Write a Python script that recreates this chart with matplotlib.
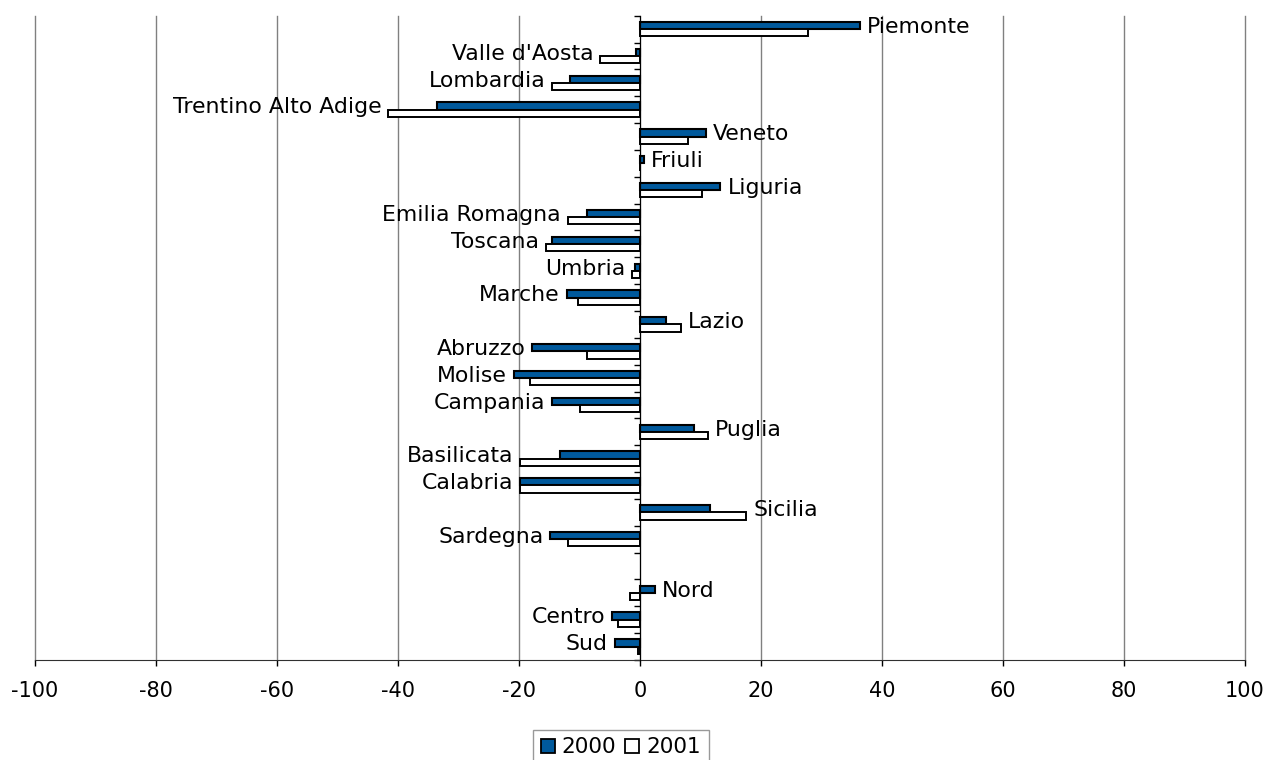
import numpy as np
import matplotlib
matplotlib.use("Agg")
import matplotlib.pyplot as plt
from matplotlib.lines import Line2D

regions = ["Piemonte", "Valle d'Aosta", "Lombardia", "Trentino Alto Adige", "Veneto",
           "Friuli", "Liguria", "Emilia Romagna", "Toscana", "Umbria", "Marche", "Lazio",
           "Abruzzo", "Molise", "Campania", "Puglia", "Basilicata", "Calabria", "Sicilia",
           "Sardegna", "", "Nord", "Centro", "Sud"]
v2000 = [36.4, -0.7, -11.5, -33.6, 10.9, 0.7, 13.3, -8.8, -14.5, -0.9, -12.1, 4.3,
         -17.8, -20.8, -14.5, 9.0, -13.2, -19.8, 11.6, -14.8, np.nan, 2.4, -4.6, -4.2]
v2001 = [27.8, -6.6, -14.5, -41.6, 8.0, 0.0, 10.2, -11.9, -15.5, -1.3, -10.2, 6.7,
         -8.7, -18.2, -9.9, 11.3, -19.8, -19.8, 17.6, -11.9, np.nan, -1.7, -3.6, -0.3]
xticks = list(range(-100, 101, 20))

blue = "#00599c"
fsize = 15

fig = plt.figure(figsize=(12.69, 7.60), dpi=100)
ax = fig.add_axes([0.0276, 0.1316, 0.9535, 0.8477])

y = np.arange(len(regions))
h = 0.27
ax.barh(y - h / 2, v2000, height=h, color=blue, edgecolor="black", linewidth=1.5, zorder=3)
ax.barh(y + h / 2, v2001, height=h, color="white", edgecolor="black", linewidth=1.4, zorder=3)

# category names next to the bars
for i, name in enumerate(regions):
    if not name:
        continue
    a, b = v2000[i], v2001[i]
    if a >= 0:
        x = max(a, b, 0)
        ax.annotate(name, (x, y[i] - h / 2), xytext=(5, -1), textcoords="offset points",
                    ha="left", va="center", fontsize=15.8, zorder=4)
    else:
        x = min(a, b, 0)
        ax.annotate(name, (x, y[i] - h / 2), xytext=(-5, -1), textcoords="offset points",
                    ha="right", va="center", fontsize=15.8, zorder=4)

ax.set_xlim(-100, 100)
ax.set_ylim(len(regions) - 0.5, -0.5)
ax.set_xticks(xticks)
ax.set_xticklabels([str(t) for t in xticks], fontsize=fsize)
ax.tick_params(axis="x", direction="out", length=4, width=1, pad=11, colors="black")
ax.grid(axis="x", color="#808080", linewidth=1, zorder=0)
for gl in ax.get_xgridlines():
    gl.set_clip_on(False)

ax.set_yticks(np.arange(len(regions) + 1) - 0.5)
ax.set_yticklabels([])
ax.tick_params(axis="y", direction="out", length=4, width=1, color="black")
ax.spines["left"].set_position(("data", 0))
ax.spines["left"].set_zorder(5)
ax.spines["right"].set_visible(False)
ax.spines["top"].set_visible(False)
ax.spines["bottom"].set_color("#303030")

handles = [Line2D([], [], marker="s", linestyle="none", markersize=10,
                  markerfacecolor=blue, markeredgecolor="black", markeredgewidth=1.3),
           Line2D([], [], marker="s", linestyle="none", markersize=10,
                  markerfacecolor="white", markeredgecolor="black", markeredgewidth=1.3)]
leg = fig.legend(handles, ["2000", "2001"], loc="upper center", bbox_to_anchor=(0.489, 0.040),
                 ncol=2, fontsize=15.5, frameon=True, fancybox=False, handlelength=0.7,
                 handletextpad=0.3, columnspacing=0.4, borderpad=0.35, borderaxespad=0)
leg.get_frame().set_edgecolor("#808080")
leg.get_frame().set_linewidth(1)

fig.savefig("out.png", dpi=100)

What the task asks:
Exclude the pictures. Write out the remaining data exactly.

Written solution:
Write a Python script that recreates this chart with matplotlib.
import numpy as np
import matplotlib
matplotlib.use("Agg")
import matplotlib.pyplot as plt
from matplotlib.lines import Line2D

regions = ["Piemonte", "Valle d'Aosta", "Lombardia", "Trentino Alto Adige", "Veneto",
           "Friuli", "Liguria", "Emilia Romagna", "Toscana", "Umbria", "Marche", "Lazio",
           "Abruzzo", "Molise", "Campania", "Puglia", "Basilicata", "Calabria", "Sicilia",
           "Sardegna", "", "Nord", "Centro", "Sud"]
v2000 = [36.4, -0.7, -11.5, -33.6, 10.9, 0.7, 13.3, -8.8, -14.5, -0.9, -12.1, 4.3,
         -17.8, -20.8, -14.5, 9.0, -13.2, -19.8, 11.6, -14.8, np.nan, 2.4, -4.6, -4.2]
v2001 = [27.8, -6.6, -14.5, -41.6, 8.0, 0.0, 10.2, -11.9, -15.5, -1.3, -10.2, 6.7,
         -8.7, -18.2, -9.9, 11.3, -19.8, -19.8, 17.6, -11.9, np.nan, -1.7, -3.6, -0.3]
xticks = list(range(-100, 101, 20))

blue = "#00599c"
fsize = 15

fig = plt.figure(figsize=(12.69, 7.60), dpi=100)
ax = fig.add_axes([0.0276, 0.1316, 0.9535, 0.8477])

y = np.arange(len(regions))
h = 0.27
ax.barh(y - h / 2, v2000, height=h, color=blue, edgecolor="black", linewidth=1.5, zorder=3)
ax.barh(y + h / 2, v2001, height=h, color="white", edgecolor="black", linewidth=1.4, zorder=3)

# category names next to the bars
for i, name in enumerate(regions):
    if not name:
        continue
    a, b = v2000[i], v2001[i]
    if a >= 0:
        x = max(a, b, 0)
        ax.annotate(name, (x, y[i] - h / 2), xytext=(5, -1), textcoords="offset points",
                    ha="left", va="center", fontsize=15.8, zorder=4)
    else:
        x = min(a, b, 0)
        ax.annotate(name, (x, y[i] - h / 2), xytext=(-5, -1), textcoords="offset points",
                    ha="right", va="center", fontsize=15.8, zorder=4)

ax.set_xlim(-100, 100)
ax.set_ylim(len(regions) - 0.5, -0.5)
ax.set_xticks(xticks)
ax.set_xticklabels([str(t) for t in xticks], fontsize=fsize)
ax.tick_params(axis="x", direction="out", length=4, width=1, pad=11, colors="black")
ax.grid(axis="x", color="#808080", linewidth=1, zorder=0)
for gl in ax.get_xgridlines():
    gl.set_clip_on(False)

ax.set_yticks(np.arange(len(regions) + 1) - 0.5)
ax.set_yticklabels([])
ax.tick_params(axis="y", direction="out", length=4, width=1, color="black")
ax.spines["left"].set_position(("data", 0))
ax.spines["left"].set_zorder(5)
ax.spines["right"].set_visible(False)
ax.spines["top"].set_visible(False)
ax.spines["bottom"].set_color("#303030")

handles = [Line2D([], [], marker="s", linestyle="none", markersize=10,
                  markerfacecolor=blue, markeredgecolor="black", markeredgewidth=1.3),
           Line2D([], [], marker="s", linestyle="none", markersize=10,
                  markerfacecolor="white", markeredgecolor="black", markeredgewidth=1.3)]
leg = fig.legend(handles, ["2000", "2001"], loc="upper center", bbox_to_anchor=(0.489, 0.040),
                 ncol=2, fontsize=15.5, frameon=True, fancybox=False, handlelength=0.7,
                 handletextpad=0.3, columnspacing=0.4, borderpad=0.35, borderaxespad=0)
leg.get_frame().set_edgecolor("#808080")
leg.get_frame().set_linewidth(1)

fig.savefig("out.png", dpi=100)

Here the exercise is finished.